20-30Gbps UDP 1720 traffic appearing to originate from CN in last 24 hours

John Weekes jw at nuclearfallout.net
Mon Jul 20 23:24:45 UTC 2015


Ca,

> Folks, it may be time to  take the next step and admit that UDP is too
> broken to support
>
> https://tools.ietf.org/html/draft-byrne-opsec-udp-advisory-00
>
> Your comments have been requested

My comment would be that UDP is still widely used for game server 
traffic. This is unlikely to change in the near future because TCP (by 
default) is not well-suited for highly time-sensitive data, as even a 
small amount of packet loss causes significant delays.

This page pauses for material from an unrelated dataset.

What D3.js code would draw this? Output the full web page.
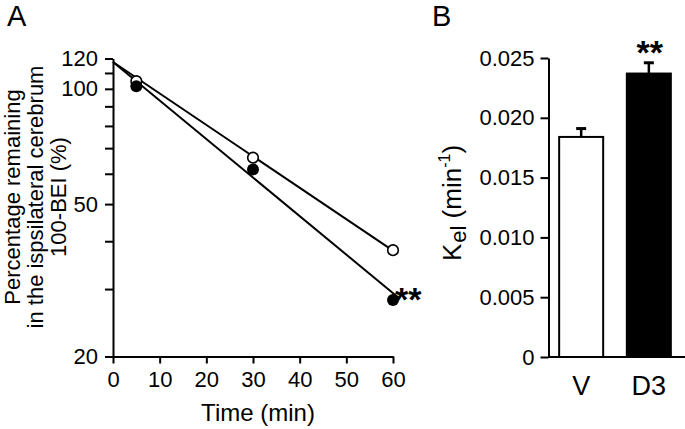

In light of this, it is a bad idea for network operators to apply 
overall rate-limits to UDP traffic right now. Rate-limiting specific UDP 
/ports/ that are frequently seen in reflection attacks -- such as 19, 
123, and 1900 -- is a more reasonable practice, however, and it is 
becoming more common/.

/UDP-based application protocols can be implemented correctly, such that 
they also have handshakes that limit their ability to be used for 
reflection attacks, and modern services (including modern game servers) 
do this.

TCP and UDP can both be spoofed and used for direct attacks; we see this 
all the time. UDP is preferred due to many applications protocols' 
susceptibility to amplification attacks, but spoofed TCP attacks are 
often a bit thornier to deal with from the standpoint of a host 
attempting to externally mitigate, because tracking the three-way 
handshake requires keeping state.

I spoke with Drew earlier and his attacks do not appear to be reflected, 
so this is orthogonal to his concern today. He is seeing 
directly-generated traffic, which could use any protocol.